Job :: Copy exactly, and only, the lines starting at the line with "Emit a web page" and ending at the line with "const xTicks = [0, 50, 100, 150, 200, 250];". Leave every picture out of the copy.

Data shown ::
-.-.-
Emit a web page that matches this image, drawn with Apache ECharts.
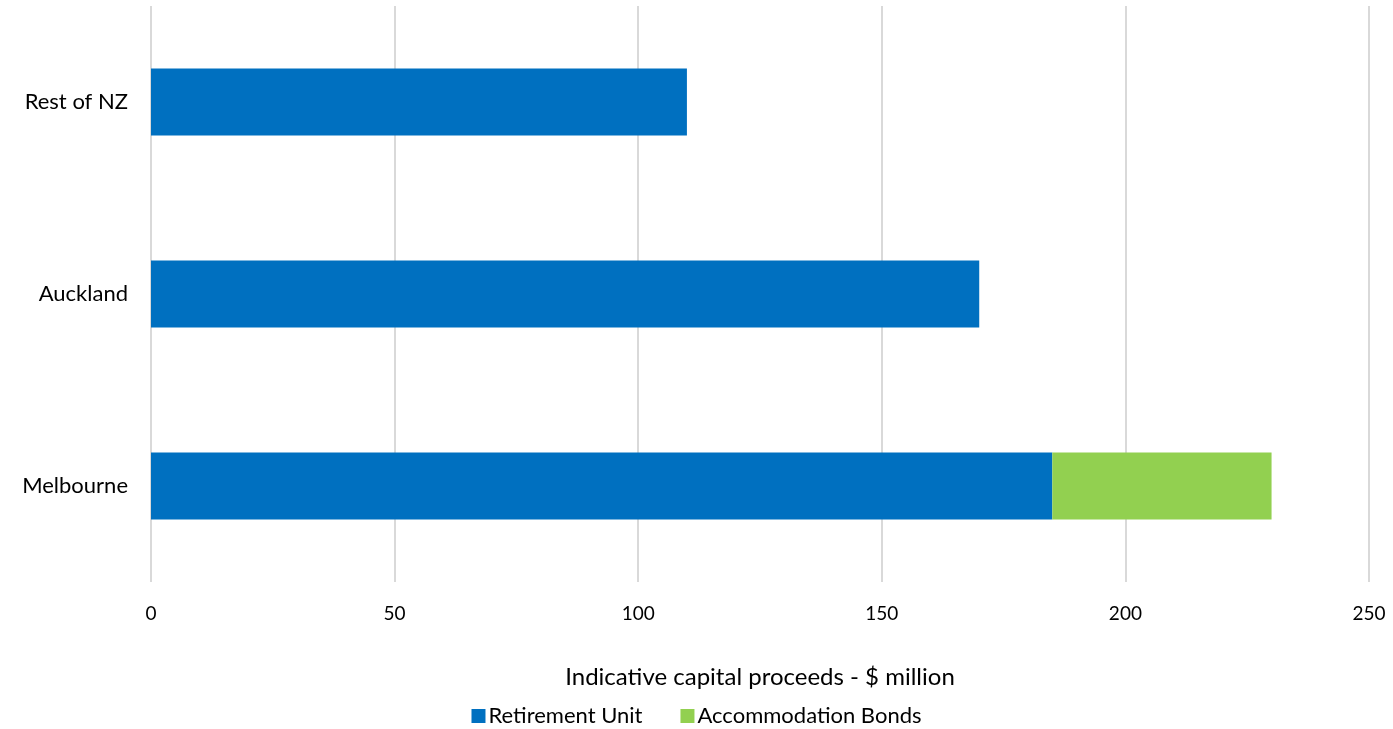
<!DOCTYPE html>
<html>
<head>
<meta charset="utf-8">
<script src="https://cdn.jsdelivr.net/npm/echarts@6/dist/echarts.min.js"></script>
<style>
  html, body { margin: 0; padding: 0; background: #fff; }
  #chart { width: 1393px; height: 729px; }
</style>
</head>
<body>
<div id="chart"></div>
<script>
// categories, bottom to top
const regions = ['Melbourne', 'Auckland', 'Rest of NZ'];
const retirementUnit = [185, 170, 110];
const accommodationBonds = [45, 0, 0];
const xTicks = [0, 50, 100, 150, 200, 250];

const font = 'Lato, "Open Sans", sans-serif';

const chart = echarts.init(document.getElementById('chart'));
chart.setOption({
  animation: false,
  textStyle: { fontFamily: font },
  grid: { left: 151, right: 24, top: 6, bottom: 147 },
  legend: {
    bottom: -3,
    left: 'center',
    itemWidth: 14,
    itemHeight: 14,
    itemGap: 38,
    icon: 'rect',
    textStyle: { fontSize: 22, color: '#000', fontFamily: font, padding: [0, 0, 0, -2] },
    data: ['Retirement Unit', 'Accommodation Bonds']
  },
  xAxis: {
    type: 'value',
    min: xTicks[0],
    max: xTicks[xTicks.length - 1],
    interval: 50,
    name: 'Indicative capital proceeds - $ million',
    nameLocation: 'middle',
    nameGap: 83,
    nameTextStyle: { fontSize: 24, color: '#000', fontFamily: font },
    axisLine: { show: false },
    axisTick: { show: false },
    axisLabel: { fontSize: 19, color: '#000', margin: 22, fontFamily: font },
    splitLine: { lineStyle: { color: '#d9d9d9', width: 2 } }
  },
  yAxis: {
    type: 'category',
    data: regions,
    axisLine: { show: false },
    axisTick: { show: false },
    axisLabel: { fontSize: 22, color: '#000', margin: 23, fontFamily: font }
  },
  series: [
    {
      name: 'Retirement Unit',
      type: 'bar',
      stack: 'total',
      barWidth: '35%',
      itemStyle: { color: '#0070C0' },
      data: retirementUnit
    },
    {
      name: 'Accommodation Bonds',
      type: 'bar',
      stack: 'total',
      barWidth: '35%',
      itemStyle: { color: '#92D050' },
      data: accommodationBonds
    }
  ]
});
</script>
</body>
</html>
-.-.-
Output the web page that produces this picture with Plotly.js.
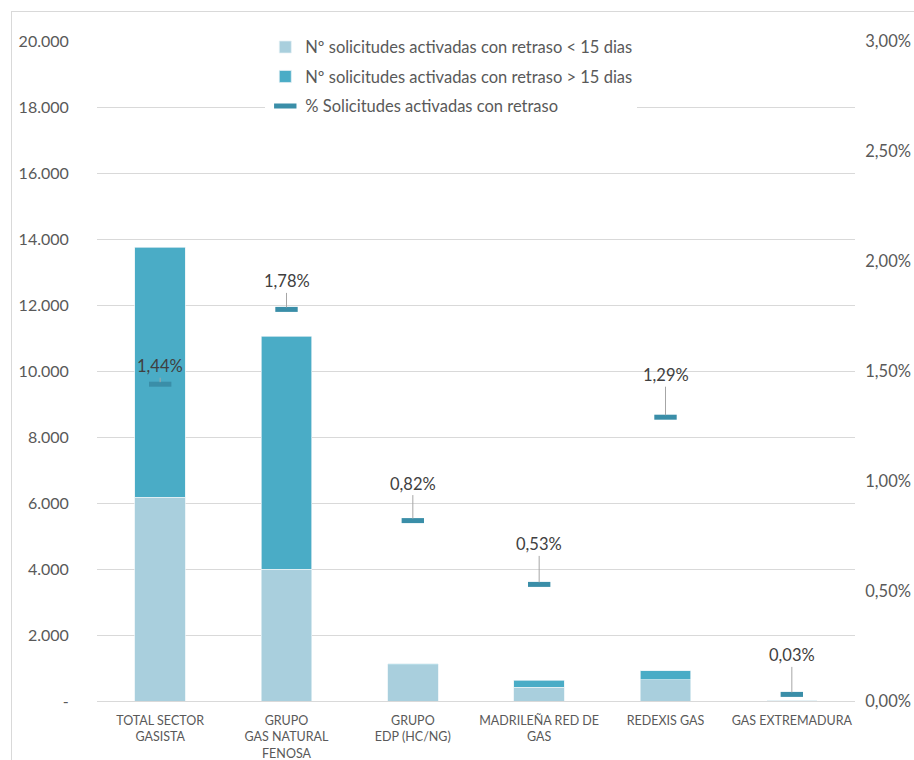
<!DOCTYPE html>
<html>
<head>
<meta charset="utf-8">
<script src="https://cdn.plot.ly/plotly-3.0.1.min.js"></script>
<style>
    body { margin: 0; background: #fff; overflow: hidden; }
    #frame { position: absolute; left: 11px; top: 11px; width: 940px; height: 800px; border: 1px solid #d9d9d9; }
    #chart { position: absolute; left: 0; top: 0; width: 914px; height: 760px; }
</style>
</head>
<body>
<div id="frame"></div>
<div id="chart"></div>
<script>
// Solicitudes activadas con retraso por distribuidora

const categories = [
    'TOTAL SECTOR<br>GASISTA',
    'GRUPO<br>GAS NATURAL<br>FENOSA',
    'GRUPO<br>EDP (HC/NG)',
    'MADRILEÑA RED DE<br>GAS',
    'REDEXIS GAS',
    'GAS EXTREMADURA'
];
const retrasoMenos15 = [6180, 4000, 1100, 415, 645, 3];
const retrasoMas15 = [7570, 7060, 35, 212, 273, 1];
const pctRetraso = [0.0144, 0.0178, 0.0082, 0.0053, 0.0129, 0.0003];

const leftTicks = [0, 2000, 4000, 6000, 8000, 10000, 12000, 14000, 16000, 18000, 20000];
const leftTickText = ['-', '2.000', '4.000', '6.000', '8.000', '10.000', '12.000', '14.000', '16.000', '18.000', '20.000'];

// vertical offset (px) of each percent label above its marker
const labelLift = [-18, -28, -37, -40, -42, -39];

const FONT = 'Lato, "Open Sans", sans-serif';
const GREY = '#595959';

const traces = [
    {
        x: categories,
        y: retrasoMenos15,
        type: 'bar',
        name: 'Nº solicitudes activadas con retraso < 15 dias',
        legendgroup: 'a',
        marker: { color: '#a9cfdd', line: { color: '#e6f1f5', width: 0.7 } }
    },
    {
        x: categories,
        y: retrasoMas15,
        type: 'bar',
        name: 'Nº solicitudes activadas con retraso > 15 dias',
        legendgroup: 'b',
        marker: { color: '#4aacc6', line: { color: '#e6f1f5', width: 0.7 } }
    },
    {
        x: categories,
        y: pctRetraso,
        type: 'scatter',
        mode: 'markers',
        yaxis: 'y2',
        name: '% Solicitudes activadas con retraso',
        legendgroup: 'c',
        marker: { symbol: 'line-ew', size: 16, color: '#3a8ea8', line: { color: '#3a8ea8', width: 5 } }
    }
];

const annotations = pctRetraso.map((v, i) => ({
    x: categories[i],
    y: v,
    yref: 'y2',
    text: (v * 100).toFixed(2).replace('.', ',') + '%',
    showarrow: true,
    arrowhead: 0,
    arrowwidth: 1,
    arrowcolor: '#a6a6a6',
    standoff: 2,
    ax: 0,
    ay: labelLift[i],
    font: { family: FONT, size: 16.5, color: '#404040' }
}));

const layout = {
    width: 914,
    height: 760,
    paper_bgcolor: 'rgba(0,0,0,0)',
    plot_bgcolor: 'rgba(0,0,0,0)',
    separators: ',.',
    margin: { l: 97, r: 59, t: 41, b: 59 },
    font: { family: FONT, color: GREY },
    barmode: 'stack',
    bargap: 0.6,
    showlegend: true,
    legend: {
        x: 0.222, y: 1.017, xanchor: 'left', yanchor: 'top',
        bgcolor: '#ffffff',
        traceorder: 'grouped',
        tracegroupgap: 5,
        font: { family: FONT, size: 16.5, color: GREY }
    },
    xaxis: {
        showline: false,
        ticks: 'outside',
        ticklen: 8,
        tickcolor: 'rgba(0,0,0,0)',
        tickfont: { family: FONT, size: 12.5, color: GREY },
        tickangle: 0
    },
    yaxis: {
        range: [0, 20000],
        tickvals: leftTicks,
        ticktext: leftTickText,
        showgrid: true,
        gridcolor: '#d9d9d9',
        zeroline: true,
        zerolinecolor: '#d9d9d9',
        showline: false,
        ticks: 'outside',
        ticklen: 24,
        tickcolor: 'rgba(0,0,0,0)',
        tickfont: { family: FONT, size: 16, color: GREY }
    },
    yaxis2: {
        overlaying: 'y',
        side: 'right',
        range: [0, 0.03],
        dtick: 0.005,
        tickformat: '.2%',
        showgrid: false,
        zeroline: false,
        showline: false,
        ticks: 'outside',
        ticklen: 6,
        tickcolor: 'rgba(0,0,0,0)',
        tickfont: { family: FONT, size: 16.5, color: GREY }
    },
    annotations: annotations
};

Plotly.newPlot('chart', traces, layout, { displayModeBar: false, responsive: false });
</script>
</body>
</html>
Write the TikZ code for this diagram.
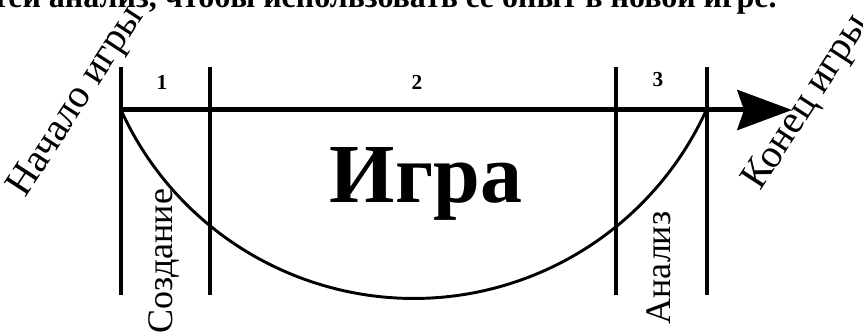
-.-.-
Task output ::
Emit a web page that matches this image, drawn with Apache ECharts.
<!DOCTYPE html>
<html>
<head>
<meta charset="utf-8">
<script src="https://cdn.jsdelivr.net/npm/echarts@6/dist/echarts.min.js"></script>
<style>
  html, body { margin: 0; padding: 0; background: #fff; }
  #chart { width: 1393px; height: 729px; }
</style>
</head>
<body>
<div id="chart"></div>
<script>
// categories, bottom to top
const regions = ['Melbourne', 'Auckland', 'Rest of NZ'];
const retirementUnit = [185, 170, 110];
const accommodationBonds = [45, 0, 0];
const xTicks = [0, 50, 100, 150, 200, 250];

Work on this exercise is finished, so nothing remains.